There is one more link between Bulfin and Joyce. Bulfin’s journey out through Sandycove and up into the Wicklow Hills ends back in Dublin city centre late at night on a very particular street:

“It was very late when we parted in Eccles Street, and our cyclometers marked seventy-three miles [117 kilometres] for the day. We had spent as much energy on some of those miles as would have taken us many leagues on the level. But now that the ride was over, I knew I should always think of it with unclouded pleasure.”

Eccles Street is where Joyce had Leopold Bloom living. Joyce himself spent one night on the street, during a brief return to Ireland in 1909, staying with a friend who lived there. But maybe his choice of residence for Bloom was also a sly nod to Bulfin and the small but important influence he had over one of the twentieth century’s greatest novels.


(1) The evidence that Buck Mulligan’s dressing gown was inspired by Henri Desgrange’s yellow jersey may all be there but so too, sadly, is the evidence that this flight of fancy is the kakapo of Tour myths and won’t ever get off the ground. Buck Mulligan first appeared in his yellow gown sixteen months before Eugène Christophe donned the first maillot jaune, with a literary magazine in America, the Little Review, beginning its serialisation of Ulysses in March 1918.

‘The Little Review’, where Buck Mulligan first appeared in his yellow dressing gown.
‘The Little Review’, where Buck Mulligan first appeared in his yellow dressing gown.

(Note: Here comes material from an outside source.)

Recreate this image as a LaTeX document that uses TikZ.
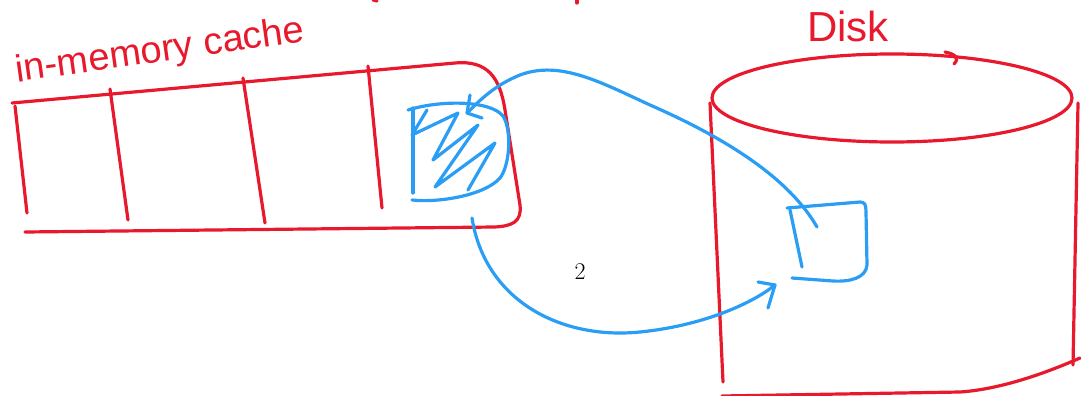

But if that tall tale is dead on the wing, try this Tour connection: during Bulfin’s time as editor of the Southern Cross newspaper in Buenos Aires a young Frenchman called Lucien Mazan was making a new name for himself, Lucien Breton. He later became Lucien Petit-Breton, one-time winner of Milan-Sanremo and two-time winner of the Tour de France. It would be something wonderful if the two crossed paths in the Paris of the South, wouldn’t it?